Abstract: Dask is the leading Python-native framework for distributed computing with a growing open source community. Dask is used by commercial enterprises and scientific communities for scheduling and coordinating task execution for data engineering and data science pipelines.
In this talk, you’ll learn:
How Dask as a tool is used to scale up existing Python libraries, like NumPy, pandas, and others
How Dask is used for large distributed computing in financial services and other advanced uses cases where parallelizing workloads produces speedups
How to take advantage of GPUs with computationally intensive workloads
The Dask roadmap
Attendees should have some basic knowledge of Dask, and/or are active users of Dask.

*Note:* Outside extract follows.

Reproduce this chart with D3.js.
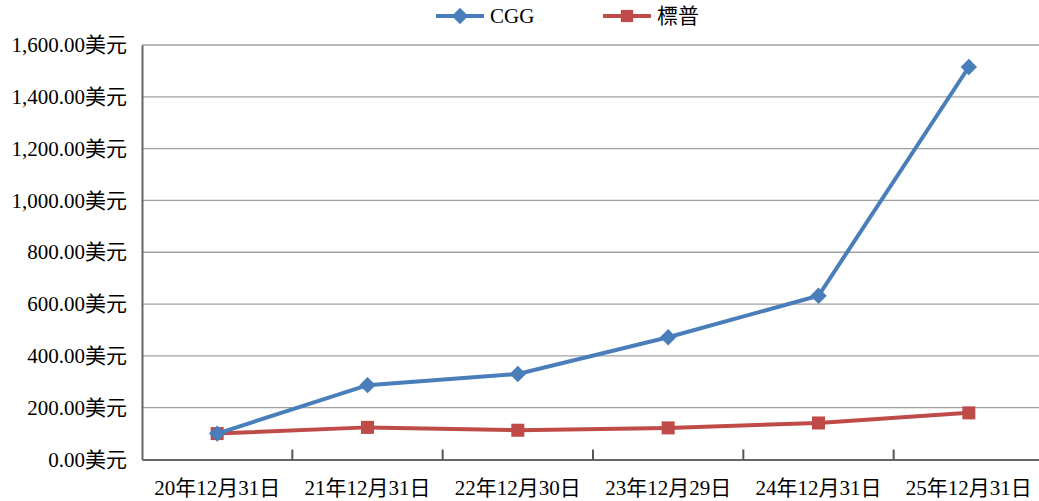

Bio: David started his career building predictive models at Allstate Insurance for pricing auto and homeowners insurance. After organizing a Kaggle competition to improve Allstate’s pricing models, he joined Kaggle as an early employee helping other companies make use of Kaggle competitions. At Kaggle, and later DataRobot, his career shifted toward software engineering, especially Python. David spent a few years with AWS Elastic File System improving their cloud infrastructure, co-founded Decision AI (later acquired by DataRobot), and is now a Senior Software Engineer at Coiled, working to help data scientists easily scale Python.
David is a speaker at technical and industry events, such as Open Data Science Conference and PyCon. David obtained his Masters of Science from the University of Chicago, while focusing on research that investigated machine learning methods for high-dimensional (esp. semi-
supervised) settings that exploit a lower-dimensional manifold structure by finding a good basis for functions that are smooth on the manifold. When not working as a Senior Software Engineer at Coiled, David loves racing small sailboats on the Charles River and Boston Harbor, and volunteers teaching new sailors at Boston’s Community Boating.